→ **Job**:
Without the pictures, set down every line of the data exactly.

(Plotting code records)
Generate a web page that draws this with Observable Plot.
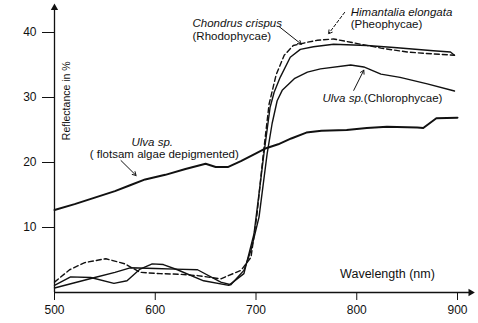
<!DOCTYPE html>
<html><head><meta charset="utf-8">
<script src="https://cdn.jsdelivr.net/npm/d3@7"></script>
<script src="https://cdn.jsdelivr.net/npm/@observablehq/plot@0.6"></script>
<style>body{margin:0;background:#fff}</style>
</head><body><div id="chart"></div>
<script>
const xTicks = [500, 600, 700, 800, 900];
const yTicks = [10, 20, 30, 40];

const flotsamW = [500,520,540,560,575,590,610,630,650,660,672,685,700,710,722,735,750,765,790,810,830,860,866,879,900];
const flotsamR = [12.7,13.6,14.6,15.6,16.5,17.4,18.1,19.0,19.8,19.3,19.3,20.2,21.4,22.2,22.8,23.7,24.6,24.9,25.0,25.3,25.5,25.4,25.3,26.8,26.9];

const chondrusW = [500,516,536,559,572,585,597,608,622,648,673,688,698,703,708,714,718,724,734,744,757,777,810,837,876,893,897];
const chondrusR = [1.1,2.4,2.3,1.4,1.8,3.6,4.4,4.3,3.5,1.8,1.1,2.9,9.0,15.2,21.5,28.5,30.8,33.1,36.2,37.4,37.8,38.2,38.0,37.7,37.2,37.0,36.5];

const ulvaW = [500,520,540,560,575,600,620,642,665,675,688,695,703,711,716,721,726,738,751,764,794,807,824,843,870,897];
const ulvaR = [0.7,1.5,2.3,3.1,3.8,3.7,3.6,3.5,1.6,1.2,3.4,6.5,11.6,21.3,26.0,29.5,31.1,32.9,33.9,34.4,35.0,34.7,33.6,33.1,32.1,31.0];

const himantaliaW = [500,515,530,551,570,585,605,625,642,665,685,695,701,707,713,720,728,737,751,761,777,794,824,850,876,897];
const himantaliaR = [1.6,3.5,4.6,5.2,4.4,3.1,2.9,2.8,2.6,2.1,3.4,5.4,12.0,21.0,29.0,33.5,36.5,38.0,38.5,38.8,39.0,38.5,37.6,37.0,36.7,36.5];

// annotation labels (position in data units: wavelength, reflectance)
const labelText  = ["Chondrus crispus", "(Rhodophycae)", "Himantalia elongata", "(Pheophycae)", "Ulva sp.", "(Chlorophycae)", "Ulva sp.", "( flotsam algae depigmented)"];
const labelW     = [637, 637, 794, 794, 766, 807, 597, 609];
const labelR     = [41.4, 39.4, 43.1, 41.2, 29.8, 29.8, 23.1, 21.2];
const labelItal  = [true, false, true, false, true, false, true, false];
const labelAnchor= ["start","start","start","start","start","start","middle","middle"];

const arrowW1 = [723, 566, 797];
const arrowR1 = [40.9, 20.3, 31.1];
const arrowW2 = [745, 581, 807];
const arrowR2 = [38.2, 18.0, 34.2];
const dashArrowW = [788, 772];
const dashArrowR = [43.1, 39.8];

const toRows = (name, ws, rs) => ws.map((w, i) => ({name, w, r: rs[i]}));
const solid = [
  ...toRows("Chondrus crispus", chondrusW, chondrusR),
  ...toRows("Ulva sp. (Chlorophycae)", ulvaW, ulvaR)
];
const flotsam = toRows("Ulva sp. flotsam", flotsamW, flotsamR);
const dashed = toRows("Himantalia elongata", himantaliaW, himantaliaR);
const labels = labelText.map((t, i) => ({t, w: labelW[i], r: labelR[i], it: labelItal[i], a: labelAnchor[i]}));
const arrows = arrowW1.map((w, i) => ({x1: w, y1: arrowR1[i], x2: arrowW2[i], y2: arrowR2[i]}));
const dashArrow = [{x1: dashArrowW[0], y1: dashArrowR[0], x2: dashArrowW[1], y2: dashArrowR[1]}];

const font = "Arial, 'Liberation Sans', Helvetica, sans-serif";
const ink = "#111";

const chart = Plot.plot({
  width: 478, height: 323,
  marginLeft: 54, marginRight: 21, marginTop: 32, marginBottom: 31,
  x: {domain: [500, 900]},
  y: {domain: [0, 40]},
  style: {fontFamily: font, fontSize: "12px", color: ink, background: "#fff"},
  marks: [
    Plot.axisX({ticks: xTicks, tickSize: 8, tickPadding: 5, label: null, fontSize: 12, stroke: ink}),
    Plot.axisY({ticks: yTicks, tickSize: 12, tickPadding: 6, label: null, fontSize: 12, stroke: ink}),
    Plot.ruleY([0], {x1: 500, x2: 912, stroke: ink, strokeWidth: 1.3}),
    Plot.ruleX([500], {y1: 0, y2: 43.4, stroke: ink, strokeWidth: 1.3}),
    Plot.dot([{x: 913, y: 0}], {x: "x", y: "y", symbol: "triangle2", r: 3.5, fill: ink, rotate: 90}),
    Plot.dot([{x: 500, y: 43.8}], {x: "x", y: "y", symbol: "triangle2", r: 3.5, fill: ink}),
    Plot.line(flotsam, {x: "w", y: "r", stroke: ink, strokeWidth: 2}),
    Plot.line(solid, {x: "w", y: "r", z: "name", stroke: ink, strokeWidth: 1.4}),
    Plot.line(dashed, {x: "w", y: "r", stroke: ink, strokeWidth: 1.4, strokeDasharray: "5,3"}),
    Plot.arrow(arrows, {x1: "x1", y1: "y1", x2: "x2", y2: "y2", stroke: ink, strokeWidth: 1, headLength: 6}),
    Plot.arrow(dashArrow, {x1: "x1", y1: "y1", x2: "x2", y2: "y2", stroke: ink, strokeWidth: 1, headLength: 6, strokeDasharray: "3,2"}),
    Plot.text(labels.filter(d => d.it && d.a === "start"), {x: "w", y: "r", text: "t", textAnchor: "start", fontStyle: "italic", fontSize: 11.5, fill: ink}),
    Plot.text(labels.filter(d => !d.it && d.a === "start"), {x: "w", y: "r", text: "t", textAnchor: "start", fontSize: 11.5, fill: ink}),
    Plot.text(labels.filter(d => d.it && d.a === "middle"), {x: "w", y: "r", text: "t", textAnchor: "middle", fontStyle: "italic", fontSize: 11.5, fill: ink}),
    Plot.text(labels.filter(d => !d.it && d.a === "middle"), {x: "w", y: "r", text: "t", textAnchor: "middle", fontSize: 11.5, fill: ink}),
    Plot.text(["Wavelength (nm)"], {x: 830.5, y: 2.8, text: d => d, fontSize: 12.5, fill: ink}),
    Plot.text(["Reflectance in %"], {x: 512, y: 29.5, text: d => d, rotate: -90, fontSize: 10.5, fill: ink})
  ]
});
document.getElementById("chart").appendChild(chart);
</script>
</body></html>
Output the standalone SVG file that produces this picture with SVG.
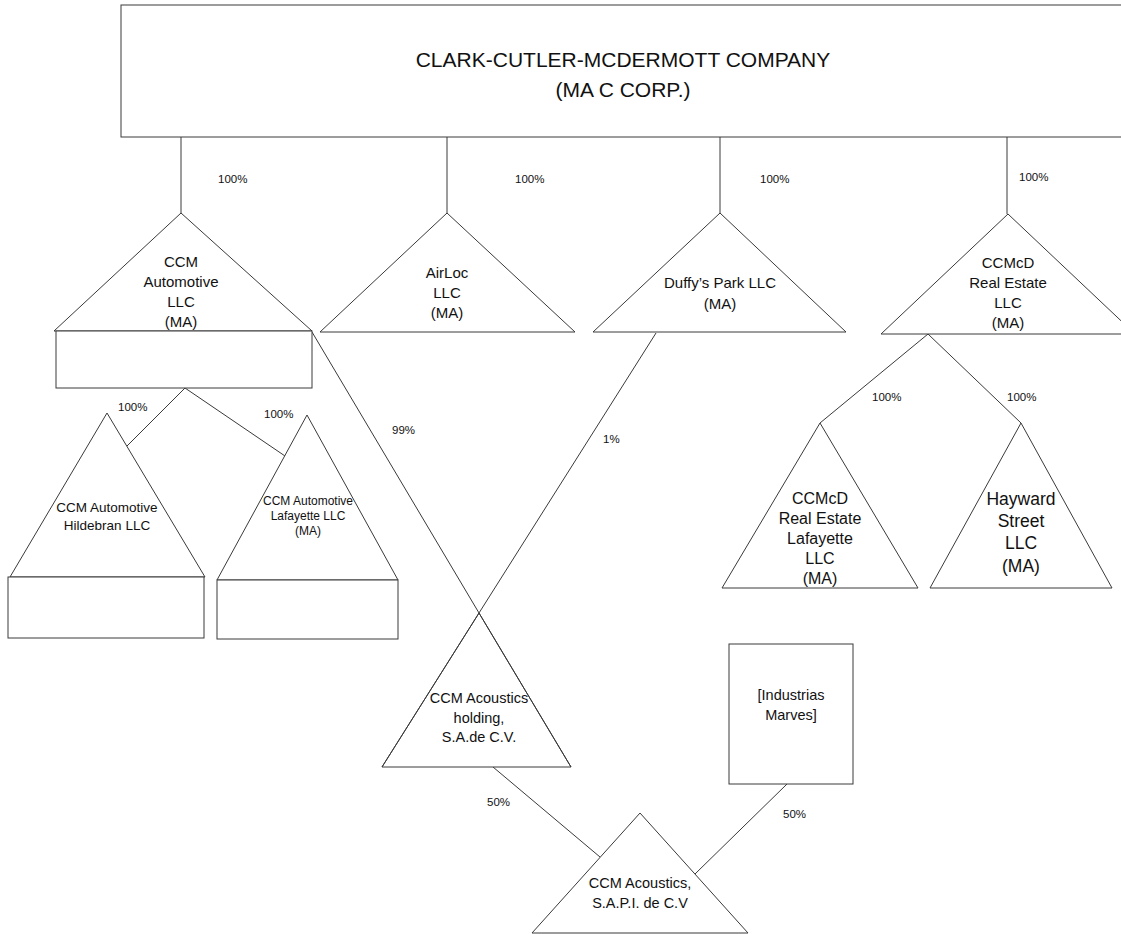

→ **Written reply**:
Generate a web page that draws this with Observable Plot.
<!DOCTYPE html>
<html><head><meta charset="utf-8">
<script src="https://cdn.jsdelivr.net/npm/d3@7"></script>
<script src="https://cdn.jsdelivr.net/npm/@observablehq/plot@0.6"></script>
<style>body{margin:0;background:#fff}</style>
</head><body><div id="chart"></div>
<script>
const xTicks = [500, 600, 700, 800, 900];
const yTicks = [10, 20, 30, 40];

const flotsamW = [500,520,540,560,575,590,610,630,650,660,672,685,700,710,722,735,750,765,790,810,830,860,866,879,900];
const flotsamR = [12.7,13.6,14.6,15.6,16.5,17.4,18.1,19.0,19.8,19.3,19.3,20.2,21.4,22.2,22.8,23.7,24.6,24.9,25.0,25.3,25.5,25.4,25.3,26.8,26.9];

const chondrusW = [500,516,536,559,572,585,597,608,622,648,673,688,698,703,708,714,718,724,734,744,757,777,810,837,876,893,897];
const chondrusR = [1.1,2.4,2.3,1.4,1.8,3.6,4.4,4.3,3.5,1.8,1.1,2.9,9.0,15.2,21.5,28.5,30.8,33.1,36.2,37.4,37.8,38.2,38.0,37.7,37.2,37.0,36.5];

const ulvaW = [500,520,540,560,575,600,620,642,665,675,688,695,703,711,716,721,726,738,751,764,794,807,824,843,870,897];
const ulvaR = [0.7,1.5,2.3,3.1,3.8,3.7,3.6,3.5,1.6,1.2,3.4,6.5,11.6,21.3,26.0,29.5,31.1,32.9,33.9,34.4,35.0,34.7,33.6,33.1,32.1,31.0];

const himantaliaW = [500,515,530,551,570,585,605,625,642,665,685,695,701,707,713,720,728,737,751,761,777,794,824,850,876,897];
const himantaliaR = [1.6,3.5,4.6,5.2,4.4,3.1,2.9,2.8,2.6,2.1,3.4,5.4,12.0,21.0,29.0,33.5,36.5,38.0,38.5,38.8,39.0,38.5,37.6,37.0,36.7,36.5];

// annotation labels (position in data units: wavelength, reflectance)
const labelText  = ["Chondrus crispus", "(Rhodophycae)", "Himantalia elongata", "(Pheophycae)", "Ulva sp.", "(Chlorophycae)", "Ulva sp.", "( flotsam algae depigmented)"];
const labelW     = [637, 637, 794, 794, 766, 807, 597, 609];
const labelR     = [41.4, 39.4, 43.1, 41.2, 29.8, 29.8, 23.1, 21.2];
const labelItal  = [true, false, true, false, true, false, true, false];
const labelAnchor= ["start","start","start","start","start","start","middle","middle"];

const arrowW1 = [723, 566, 797];
const arrowR1 = [40.9, 20.3, 31.1];
const arrowW2 = [745, 581, 807];
const arrowR2 = [38.2, 18.0, 34.2];
const dashArrowW = [788, 772];
const dashArrowR = [43.1, 39.8];

const toRows = (name, ws, rs) => ws.map((w, i) => ({name, w, r: rs[i]}));
const solid = [
  ...toRows("Chondrus crispus", chondrusW, chondrusR),
  ...toRows("Ulva sp. (Chlorophycae)", ulvaW, ulvaR)
];
const flotsam = toRows("Ulva sp. flotsam", flotsamW, flotsamR);
const dashed = toRows("Himantalia elongata", himantaliaW, himantaliaR);
const labels = labelText.map((t, i) => ({t, w: labelW[i], r: labelR[i], it: labelItal[i], a: labelAnchor[i]}));
const arrows = arrowW1.map((w, i) => ({x1: w, y1: arrowR1[i], x2: arrowW2[i], y2: arrowR2[i]}));
const dashArrow = [{x1: dashArrowW[0], y1: dashArrowR[0], x2: dashArrowW[1], y2: dashArrowR[1]}];

const font = "Arial, 'Liberation Sans', Helvetica, sans-serif";
const ink = "#111";

const chart = Plot.plot({
  width: 478, height: 323,
  marginLeft: 54, marginRight: 21, marginTop: 32, marginBottom: 31,
  x: {domain: [500, 900]},
  y: {domain: [0, 40]},
  style: {fontFamily: font, fontSize: "12px", color: ink, background: "#fff"},
  marks: [
    Plot.axisX({ticks: xTicks, tickSize: 8, tickPadding: 5, label: null, fontSize: 12, stroke: ink}),
    Plot.axisY({ticks: yTicks, tickSize: 12, tickPadding: 6, label: null, fontSize: 12, stroke: ink}),
    Plot.ruleY([0], {x1: 500, x2: 912, stroke: ink, strokeWidth: 1.3}),
    Plot.ruleX([500], {y1: 0, y2: 43.4, stroke: ink, strokeWidth: 1.3}),
    Plot.dot([{x: 913, y: 0}], {x: "x", y: "y", symbol: "triangle2", r: 3.5, fill: ink, rotate: 90}),
    Plot.dot([{x: 500, y: 43.8}], {x: "x", y: "y", symbol: "triangle2", r: 3.5, fill: ink}),
    Plot.line(flotsam, {x: "w", y: "r", stroke: ink, strokeWidth: 2}),
    Plot.line(solid, {x: "w", y: "r", z: "name", stroke: ink, strokeWidth: 1.4}),
    Plot.line(dashed, {x: "w", y: "r", stroke: ink, strokeWidth: 1.4, strokeDasharray: "5,3"}),
    Plot.arrow(arrows, {x1: "x1", y1: "y1", x2: "x2", y2: "y2", stroke: ink, strokeWidth: 1, headLength: 6}),
    Plot.arrow(dashArrow, {x1: "x1", y1: "y1", x2: "x2", y2: "y2", stroke: ink, strokeWidth: 1, headLength: 6, strokeDasharray: "3,2"}),
    Plot.text(labels.filter(d => d.it && d.a === "start"), {x: "w", y: "r", text: "t", textAnchor: "start", fontStyle: "italic", fontSize: 11.5, fill: ink}),
    Plot.text(labels.filter(d => !d.it && d.a === "start"), {x: "w", y: "r", text: "t", textAnchor: "start", fontSize: 11.5, fill: ink}),
    Plot.text(labels.filter(d => d.it && d.a === "middle"), {x: "w", y: "r", text: "t", textAnchor: "middle", fontStyle: "italic", fontSize: 11.5, fill: ink}),
    Plot.text(labels.filter(d => !d.it && d.a === "middle"), {x: "w", y: "r", text: "t", textAnchor: "middle", fontSize: 11.5, fill: ink}),
    Plot.text(["Wavelength (nm)"], {x: 830.5, y: 2.8, text: d => d, fontSize: 12.5, fill: ink}),
    Plot.text(["Reflectance in %"], {x: 512, y: 29.5, text: d => d, rotate: -90, fontSize: 10.5, fill: ink})
  ]
});
document.getElementById("chart").appendChild(chart);
</script>
</body></html>
Output the standalone SVG file that produces this picture with SVG.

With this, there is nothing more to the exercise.